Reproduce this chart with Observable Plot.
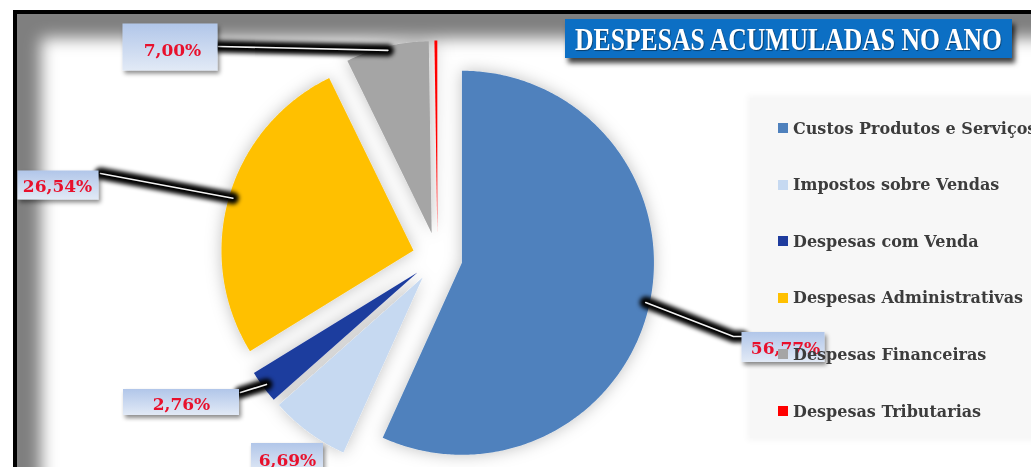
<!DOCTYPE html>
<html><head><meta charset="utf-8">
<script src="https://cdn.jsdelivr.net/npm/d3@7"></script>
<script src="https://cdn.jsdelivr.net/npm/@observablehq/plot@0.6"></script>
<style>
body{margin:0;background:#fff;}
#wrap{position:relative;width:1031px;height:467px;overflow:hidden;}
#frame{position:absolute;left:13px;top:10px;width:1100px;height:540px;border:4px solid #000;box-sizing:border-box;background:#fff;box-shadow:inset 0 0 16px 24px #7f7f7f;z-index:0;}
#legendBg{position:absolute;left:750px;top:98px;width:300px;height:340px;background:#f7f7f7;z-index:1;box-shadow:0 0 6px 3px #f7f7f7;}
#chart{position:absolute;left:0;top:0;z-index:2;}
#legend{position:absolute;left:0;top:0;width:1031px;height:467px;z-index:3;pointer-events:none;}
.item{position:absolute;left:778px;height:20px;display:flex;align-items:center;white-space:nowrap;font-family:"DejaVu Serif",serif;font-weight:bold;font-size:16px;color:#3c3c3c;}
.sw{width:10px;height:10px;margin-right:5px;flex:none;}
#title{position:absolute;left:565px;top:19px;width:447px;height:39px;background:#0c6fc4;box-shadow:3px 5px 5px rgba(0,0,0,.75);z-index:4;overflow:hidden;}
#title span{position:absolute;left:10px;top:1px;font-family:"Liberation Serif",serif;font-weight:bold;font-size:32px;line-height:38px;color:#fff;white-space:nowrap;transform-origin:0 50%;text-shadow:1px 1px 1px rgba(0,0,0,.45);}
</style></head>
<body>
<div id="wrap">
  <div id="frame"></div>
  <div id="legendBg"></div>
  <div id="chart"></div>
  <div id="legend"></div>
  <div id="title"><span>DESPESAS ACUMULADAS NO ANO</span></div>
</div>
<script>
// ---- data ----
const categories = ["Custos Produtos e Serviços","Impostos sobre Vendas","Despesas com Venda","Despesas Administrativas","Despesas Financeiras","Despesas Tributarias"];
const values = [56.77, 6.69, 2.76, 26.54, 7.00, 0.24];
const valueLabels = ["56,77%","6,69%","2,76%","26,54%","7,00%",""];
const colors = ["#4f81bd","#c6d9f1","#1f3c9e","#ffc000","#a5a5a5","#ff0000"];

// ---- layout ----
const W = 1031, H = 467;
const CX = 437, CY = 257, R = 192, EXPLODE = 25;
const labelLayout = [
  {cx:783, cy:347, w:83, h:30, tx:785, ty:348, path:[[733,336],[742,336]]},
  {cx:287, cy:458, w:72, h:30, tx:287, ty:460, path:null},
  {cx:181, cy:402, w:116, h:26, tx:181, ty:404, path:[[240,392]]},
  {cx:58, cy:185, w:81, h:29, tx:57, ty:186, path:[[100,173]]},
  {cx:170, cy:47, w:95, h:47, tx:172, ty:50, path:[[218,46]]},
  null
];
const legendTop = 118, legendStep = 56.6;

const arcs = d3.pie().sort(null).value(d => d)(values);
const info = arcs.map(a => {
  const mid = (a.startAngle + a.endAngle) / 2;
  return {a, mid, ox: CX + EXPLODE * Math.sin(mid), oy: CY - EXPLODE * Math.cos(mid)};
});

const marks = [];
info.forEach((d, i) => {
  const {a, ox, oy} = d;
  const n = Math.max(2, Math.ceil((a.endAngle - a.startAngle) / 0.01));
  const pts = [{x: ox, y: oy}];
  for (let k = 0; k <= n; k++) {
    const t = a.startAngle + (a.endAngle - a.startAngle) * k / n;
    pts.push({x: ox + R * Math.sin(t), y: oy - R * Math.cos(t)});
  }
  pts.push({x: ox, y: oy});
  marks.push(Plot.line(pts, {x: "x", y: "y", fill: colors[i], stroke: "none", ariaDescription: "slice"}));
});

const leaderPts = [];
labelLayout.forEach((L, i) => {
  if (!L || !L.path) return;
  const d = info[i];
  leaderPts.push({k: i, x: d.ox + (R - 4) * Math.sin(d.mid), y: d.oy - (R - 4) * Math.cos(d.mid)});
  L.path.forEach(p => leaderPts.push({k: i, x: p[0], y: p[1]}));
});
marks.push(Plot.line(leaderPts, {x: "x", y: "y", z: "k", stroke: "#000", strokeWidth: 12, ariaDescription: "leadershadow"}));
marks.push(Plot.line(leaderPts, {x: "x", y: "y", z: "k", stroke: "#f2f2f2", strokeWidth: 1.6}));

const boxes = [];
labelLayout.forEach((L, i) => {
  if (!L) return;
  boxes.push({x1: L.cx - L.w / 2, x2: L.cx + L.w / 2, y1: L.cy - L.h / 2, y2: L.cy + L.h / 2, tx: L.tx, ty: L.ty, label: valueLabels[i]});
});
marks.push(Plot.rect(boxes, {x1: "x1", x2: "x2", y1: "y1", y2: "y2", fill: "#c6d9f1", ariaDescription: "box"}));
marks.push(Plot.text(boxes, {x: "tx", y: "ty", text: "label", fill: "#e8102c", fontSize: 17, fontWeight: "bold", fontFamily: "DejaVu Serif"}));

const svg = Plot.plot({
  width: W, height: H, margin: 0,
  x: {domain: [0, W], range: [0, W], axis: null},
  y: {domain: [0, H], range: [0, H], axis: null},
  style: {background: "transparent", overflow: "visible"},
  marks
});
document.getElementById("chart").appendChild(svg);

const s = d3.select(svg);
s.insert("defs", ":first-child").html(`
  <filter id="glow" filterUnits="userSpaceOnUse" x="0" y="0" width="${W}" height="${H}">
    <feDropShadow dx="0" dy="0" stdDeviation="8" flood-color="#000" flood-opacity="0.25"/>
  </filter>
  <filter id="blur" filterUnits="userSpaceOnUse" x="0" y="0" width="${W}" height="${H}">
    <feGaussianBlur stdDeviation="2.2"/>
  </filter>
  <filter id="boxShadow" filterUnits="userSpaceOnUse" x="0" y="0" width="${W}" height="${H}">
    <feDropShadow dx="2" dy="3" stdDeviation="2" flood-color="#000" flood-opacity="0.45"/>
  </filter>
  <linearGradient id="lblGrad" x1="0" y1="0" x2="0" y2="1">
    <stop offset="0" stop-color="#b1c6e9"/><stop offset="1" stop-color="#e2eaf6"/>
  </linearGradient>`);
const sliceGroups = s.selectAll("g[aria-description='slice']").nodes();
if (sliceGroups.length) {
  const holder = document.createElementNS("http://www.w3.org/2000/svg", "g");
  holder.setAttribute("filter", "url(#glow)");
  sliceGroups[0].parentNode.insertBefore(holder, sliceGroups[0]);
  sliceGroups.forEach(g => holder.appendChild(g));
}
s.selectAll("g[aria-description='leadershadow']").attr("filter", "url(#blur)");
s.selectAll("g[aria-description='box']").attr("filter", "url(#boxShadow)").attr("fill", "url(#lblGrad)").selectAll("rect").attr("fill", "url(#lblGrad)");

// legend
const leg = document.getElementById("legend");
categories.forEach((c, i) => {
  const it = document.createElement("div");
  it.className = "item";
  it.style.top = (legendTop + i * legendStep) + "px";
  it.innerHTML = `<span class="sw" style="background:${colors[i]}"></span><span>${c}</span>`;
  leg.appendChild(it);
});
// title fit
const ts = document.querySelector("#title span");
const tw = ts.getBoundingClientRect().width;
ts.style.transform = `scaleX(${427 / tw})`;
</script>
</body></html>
════════════════════
Short problem: Your copy of the data above should match it exactly, except that pictures are left out.

Full answer:
Reproduce this chart with Observable Plot.
<!DOCTYPE html>
<html><head><meta charset="utf-8">
<script src="https://cdn.jsdelivr.net/npm/d3@7"></script>
<script src="https://cdn.jsdelivr.net/npm/@observablehq/plot@0.6"></script>
<style>
body{margin:0;background:#fff;}
#wrap{position:relative;width:1031px;height:467px;overflow:hidden;}
#frame{position:absolute;left:13px;top:10px;width:1100px;height:540px;border:4px solid #000;box-sizing:border-box;background:#fff;box-shadow:inset 0 0 16px 24px #7f7f7f;z-index:0;}
#legendBg{position:absolute;left:750px;top:98px;width:300px;height:340px;background:#f7f7f7;z-index:1;box-shadow:0 0 6px 3px #f7f7f7;}
#chart{position:absolute;left:0;top:0;z-index:2;}
#legend{position:absolute;left:0;top:0;width:1031px;height:467px;z-index:3;pointer-events:none;}
.item{position:absolute;left:778px;height:20px;display:flex;align-items:center;white-space:nowrap;font-family:"DejaVu Serif",serif;font-weight:bold;font-size:16px;color:#3c3c3c;}
.sw{width:10px;height:10px;margin-right:5px;flex:none;}
#title{position:absolute;left:565px;top:19px;width:447px;height:39px;background:#0c6fc4;box-shadow:3px 5px 5px rgba(0,0,0,.75);z-index:4;overflow:hidden;}
#title span{position:absolute;left:10px;top:1px;font-family:"Liberation Serif",serif;font-weight:bold;font-size:32px;line-height:38px;color:#fff;white-space:nowrap;transform-origin:0 50%;text-shadow:1px 1px 1px rgba(0,0,0,.45);}
</style></head>
<body>
<div id="wrap">
  <div id="frame"></div>
  <div id="legendBg"></div>
  <div id="chart"></div>
  <div id="legend"></div>
  <div id="title"><span>DESPESAS ACUMULADAS NO ANO</span></div>
</div>
<script>
// ---- data ----
const categories = ["Custos Produtos e Serviços","Impostos sobre Vendas","Despesas com Venda","Despesas Administrativas","Despesas Financeiras","Despesas Tributarias"];
const values = [56.77, 6.69, 2.76, 26.54, 7.00, 0.24];
const valueLabels = ["56,77%","6,69%","2,76%","26,54%","7,00%",""];
const colors = ["#4f81bd","#c6d9f1","#1f3c9e","#ffc000","#a5a5a5","#ff0000"];

// ---- layout ----
const W = 1031, H = 467;
const CX = 437, CY = 257, R = 192, EXPLODE = 25;
const labelLayout = [
  {cx:783, cy:347, w:83, h:30, tx:785, ty:348, path:[[733,336],[742,336]]},
  {cx:287, cy:458, w:72, h:30, tx:287, ty:460, path:null},
  {cx:181, cy:402, w:116, h:26, tx:181, ty:404, path:[[240,392]]},
  {cx:58, cy:185, w:81, h:29, tx:57, ty:186, path:[[100,173]]},
  {cx:170, cy:47, w:95, h:47, tx:172, ty:50, path:[[218,46]]},
  null
];
const legendTop = 118, legendStep = 56.6;

const arcs = d3.pie().sort(null).value(d => d)(values);
const info = arcs.map(a => {
  const mid = (a.startAngle + a.endAngle) / 2;
  return {a, mid, ox: CX + EXPLODE * Math.sin(mid), oy: CY - EXPLODE * Math.cos(mid)};
});

const marks = [];
info.forEach((d, i) => {
  const {a, ox, oy} = d;
  const n = Math.max(2, Math.ceil((a.endAngle - a.startAngle) / 0.01));
  const pts = [{x: ox, y: oy}];
  for (let k = 0; k <= n; k++) {
    const t = a.startAngle + (a.endAngle - a.startAngle) * k / n;
    pts.push({x: ox + R * Math.sin(t), y: oy - R * Math.cos(t)});
  }
  pts.push({x: ox, y: oy});
  marks.push(Plot.line(pts, {x: "x", y: "y", fill: colors[i], stroke: "none", ariaDescription: "slice"}));
});

const leaderPts = [];
labelLayout.forEach((L, i) => {
  if (!L || !L.path) return;
  const d = info[i];
  leaderPts.push({k: i, x: d.ox + (R - 4) * Math.sin(d.mid), y: d.oy - (R - 4) * Math.cos(d.mid)});
  L.path.forEach(p => leaderPts.push({k: i, x: p[0], y: p[1]}));
});
marks.push(Plot.line(leaderPts, {x: "x", y: "y", z: "k", stroke: "#000", strokeWidth: 12, ariaDescription: "leadershadow"}));
marks.push(Plot.line(leaderPts, {x: "x", y: "y", z: "k", stroke: "#f2f2f2", strokeWidth: 1.6}));

const boxes = [];
labelLayout.forEach((L, i) => {
  if (!L) return;
  boxes.push({x1: L.cx - L.w / 2, x2: L.cx + L.w / 2, y1: L.cy - L.h / 2, y2: L.cy + L.h / 2, tx: L.tx, ty: L.ty, label: valueLabels[i]});
});
marks.push(Plot.rect(boxes, {x1: "x1", x2: "x2", y1: "y1", y2: "y2", fill: "#c6d9f1", ariaDescription: "box"}));
marks.push(Plot.text(boxes, {x: "tx", y: "ty", text: "label", fill: "#e8102c", fontSize: 17, fontWeight: "bold", fontFamily: "DejaVu Serif"}));

const svg = Plot.plot({
  width: W, height: H, margin: 0,
  x: {domain: [0, W], range: [0, W], axis: null},
  y: {domain: [0, H], range: [0, H], axis: null},
  style: {background: "transparent", overflow: "visible"},
  marks
});
document.getElementById("chart").appendChild(svg);

const s = d3.select(svg);
s.insert("defs", ":first-child").html(`
  <filter id="glow" filterUnits="userSpaceOnUse" x="0" y="0" width="${W}" height="${H}">
    <feDropShadow dx="0" dy="0" stdDeviation="8" flood-color="#000" flood-opacity="0.25"/>
  </filter>
  <filter id="blur" filterUnits="userSpaceOnUse" x="0" y="0" width="${W}" height="${H}">
    <feGaussianBlur stdDeviation="2.2"/>
  </filter>
  <filter id="boxShadow" filterUnits="userSpaceOnUse" x="0" y="0" width="${W}" height="${H}">
    <feDropShadow dx="2" dy="3" stdDeviation="2" flood-color="#000" flood-opacity="0.45"/>
  </filter>
  <linearGradient id="lblGrad" x1="0" y1="0" x2="0" y2="1">
    <stop offset="0" stop-color="#b1c6e9"/><stop offset="1" stop-color="#e2eaf6"/>
  </linearGradient>`);
const sliceGroups = s.selectAll("g[aria-description='slice']").nodes();
if (sliceGroups.length) {
  const holder = document.createElementNS("http://www.w3.org/2000/svg", "g");
  holder.setAttribute("filter", "url(#glow)");
  sliceGroups[0].parentNode.insertBefore(holder, sliceGroups[0]);
  sliceGroups.forEach(g => holder.appendChild(g));
}
s.selectAll("g[aria-description='leadershadow']").attr("filter", "url(#blur)");
s.selectAll("g[aria-description='box']").attr("filter", "url(#boxShadow)").attr("fill", "url(#lblGrad)").selectAll("rect").attr("fill", "url(#lblGrad)");

// legend
const leg = document.getElementById("legend");
categories.forEach((c, i) => {
  const it = document.createElement("div");
  it.className = "item";
  it.style.top = (legendTop + i * legendStep) + "px";
  it.innerHTML = `<span class="sw" style="background:${colors[i]}"></span><span>${c}</span>`;
  leg.appendChild(it);
});
// title fit
const ts = document.querySelector("#title span");
const tw = ts.getBoundingClientRect().width;
ts.style.transform = `scaleX(${427 / tw})`;
</script>
</body></html>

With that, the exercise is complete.